As with ‘identity’, ‘self’ is a fiction. I’ve commented on this time and again. To be fair, I haven’t done much direct research on the topic. It just always felt a bit specious to me. Yet again, I feel that hubris and apophenia get the best of humans.

And then I am reading Daniel Dennett’s Consciousness Explained—published in 1991 no less. Skimming further, I find he published an article from which I lifted the title of this post.

I’ve long adopted his position on consciousness—well before reading this book some 30-odd-years after it was published—, but to find this was a pleasant surprise.

In a nutshell, the self is a confluence of events. His centre of gravity approach is borrowed from physics. In this television interview, he does the topic better justice than I would.

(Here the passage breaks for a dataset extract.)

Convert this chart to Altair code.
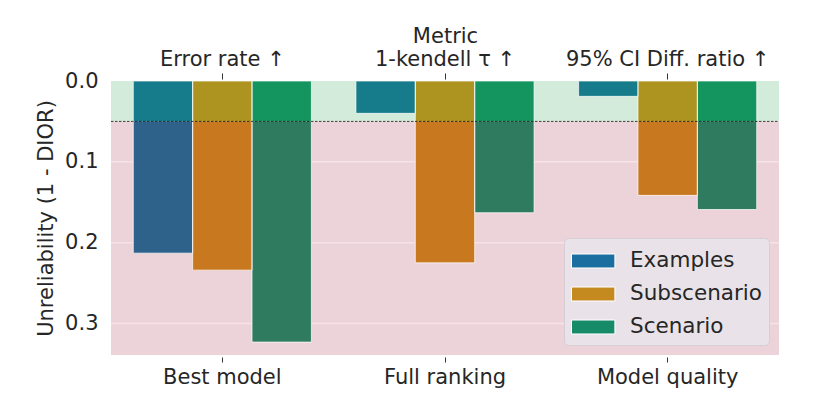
import altair as alt
import pandas as pd

categories = ["Best model", "Full ranking", "Model quality"]
metrics = ["Error rate ↑", "1-kendell τ ↑", "95% CI Diff. ratio ↑"]
series = ["Examples", "Subscenario", "Scenario"]
examples = [0.213, 0.040, 0.019]
subscenario = [0.234, 0.225, 0.1415]
scenario = [0.323, 0.163, 0.159]
threshold = 0.05
y_max = 0.339
y_ticks = [0.0, 0.1, 0.2, 0.3]

legend_colors = ["#1a6fa0", "#c4891f", "#178a68"]
top_colors = ["#167b8a", "#ad9320", "#14955f"]
bottom_colors = ["#2e628b", "#c8781e", "#2e7b5f"]
zone_colors = ["#d3ebdb", "#ecd3da"]

FONT = "DejaVu Sans"
TXT = "#262626"
FS = 21

values = {"Examples": examples, "Subscenario": subscenario, "Scenario": scenario}

bar_rows, seg_rows = [], []
for s in series:
    for c, v in zip(categories, values[s]):
        bar_rows.append({"category": c, "series": s, "base": 0.0, "value": v})
        seg_rows.append({"category": c, "series": s, "key": s + "_top", "y0": 0.0, "y1": min(v, threshold)})
        if v > threshold:
            seg_rows.append({"category": c, "series": s, "key": s + "_bot", "y0": threshold, "y1": v})
bars_df = pd.DataFrame(bar_rows)
seg_df = pd.DataFrame(seg_rows)
keys = [s + "_top" for s in series] + [s + "_bot" for s in series]
key_colors = top_colors + bottom_colors

zone_df = pd.DataFrame({"zone": ["ok", "bad"], "y0": [0.0, threshold], "y1": [threshold, y_max]})
grid_df = pd.DataFrame({"t": [v for v in y_ticks if v > 0]})
thr_df = pd.DataFrame({"t": [threshold]})
cat_df = pd.DataFrame({"category": categories})
series_df = pd.DataFrame({"series": series})

yscale = alt.Scale(domain=[0, y_max], reverse=True, nice=False, zero=False)
yaxis = alt.Axis(values=y_ticks, format=".1f", ticks=False, domain=False, grid=False,
                 labelFontSize=FS, titleFontSize=FS, labelPadding=13, titlePadding=8,
                 labelColor=TXT, titleColor=TXT, titleFontWeight="normal")
YTITLE = "Unreliability (1 - DIOR)"


def yenc(field):
    return alt.Y(f"{field}:Q", scale=yscale, axis=yaxis, title=YTITLE)


xscale = alt.Scale(paddingInner=0.2, paddingOuter=0.1)

label_expr = ""
for c, m in zip(categories[:-1], metrics[:-1]):
    label_expr += f"datum.label == '{c}' ? '{m}' : "
label_expr += f"'{metrics[-1]}'"

bottom_axis = alt.Axis(orient="bottom", domain=False, ticks=True, tickSize=5, tickColor="#333333",
                       tickWidth=1, offset=2, labelPadding=4, labelAngle=0, labelFontSize=FS,
                       labelColor=TXT, labelLimit=0, title=None, grid=False)
top_axis = alt.Axis(orient="top", domain=False, ticks=True, tickSize=6, tickColor="#333333",
                    tickWidth=1, offset=2, labelPadding=4, labelAngle=0, labelFontSize=FS,
                    labelColor=TXT, labelLimit=0, labelExpr=label_expr, title="Metric",
                    titleFontSize=FS, titleFontWeight="normal", titleColor=TXT, titlePadding=2,
                    grid=False)

background = alt.Chart(zone_df).mark_rect().encode(
    y=yenc("y0"), y2="y1",
    x=alt.value(0), x2=alt.value("width"),
    fill=alt.Fill("zone:N", scale=alt.Scale(domain=["ok", "bad"], range=zone_colors), legend=None),
)

grid = alt.Chart(grid_df).mark_rule(color="#f6e3e7", strokeWidth=1.5).encode(
    y=yenc("t"), x=alt.value(0), x2=alt.value("width"),
)

segments = alt.Chart(seg_df).mark_bar(strokeWidth=0).encode(
    x=alt.X("category:N", sort=categories, scale=xscale, axis=bottom_axis),
    xOffset=alt.XOffset("series:N", sort=series, scale=alt.Scale(paddingInner=0, paddingOuter=0)),
    y=yenc("y0"), y2="y1",
    color=alt.Color("key:N", scale=alt.Scale(domain=keys, range=key_colors), legend=None),
)

outlines = alt.Chart(bars_df).mark_bar(fillOpacity=0, stroke="#ffffff", strokeOpacity=0.7, strokeWidth=1).encode(
    x=alt.X("category:N", sort=categories, scale=xscale, axis=None),
    xOffset=alt.XOffset("series:N", sort=series, scale=alt.Scale(paddingInner=0, paddingOuter=0)),
    y=yenc("base"), y2="value",
)

thr = alt.Chart(thr_df).mark_rule(color="#111111", strokeDash=[2.5, 1.5], strokeWidth=0.8).encode(
    y=yenc("t"), x=alt.value(0), x2=alt.value("width"),
)

top = alt.Chart(cat_df).mark_point(opacity=0, size=0).encode(
    x=alt.X("category:N", sort=categories, scale=xscale, axis=top_axis),
)

legend_layer = alt.Chart(series_df).mark_rect(opacity=0).encode(
    x=alt.value(0), x2=alt.value(1), y=alt.value(0), y2=alt.value(1),
    color=alt.Color("series:N", sort=series, scale=alt.Scale(domain=series, range=legend_colors),
                    legend=alt.Legend(orient="bottom-right", offset=10, title=None,
                                      fillColor="#e9e3e9", strokeColor="#d5cfd5", cornerRadius=4,
                                      padding=7, symbolType="M-1,-0.45H1.8V0.45H-1Z", symbolSize=961,
                                      symbolOpacity=1, symbolStrokeColor="#ffffff", symbolStrokeWidth=1,
                                      labelFontSize=21.5, labelOffset=27, rowPadding=6, labelLimit=0,
                                      labelColor=TXT, labelFont=FONT)),
)

chart = alt.layer(background, grid, segments, outlines, thr, top, legend_layer).resolve_scale(
    color="independent", fill="independent"
).resolve_axis(x="independent").properties(
    width=668, height=274,
    autosize=alt.AutoSizeParams(type="none"),
    padding={"left": 103, "top": 73, "right": 44, "bottom": 51},
).configure(font=FONT).configure_view(stroke=None)

chart.save("out.html", embed_options={"renderer": "svg", "actions": False})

This is a well-behaved concept in Newtonian physics. But a center of gravity is not an atom or a subatomic particle or any other physical item in the world. It has no mass; it has no color; it has no physical properties at all, except for spatio-temporal location. It is a fine example of what Hans Reichenbach would call an abstractum. It is a purely abstract object. It is, if you like , a theorist’s fiction. It is not one of the real things in the universe in addition to the atoms. But it is a fiction that has nicely defined, well delineated and well behaved role within physics.

Daniel Dennett

Plus, why not hear it from the source?

Before this, I viewed it more as individual frames from a film—appearing to have motion and contiguity but in fact, is an illusion that takes advantage of human sense perception deficits and cognitive gap-filling functions.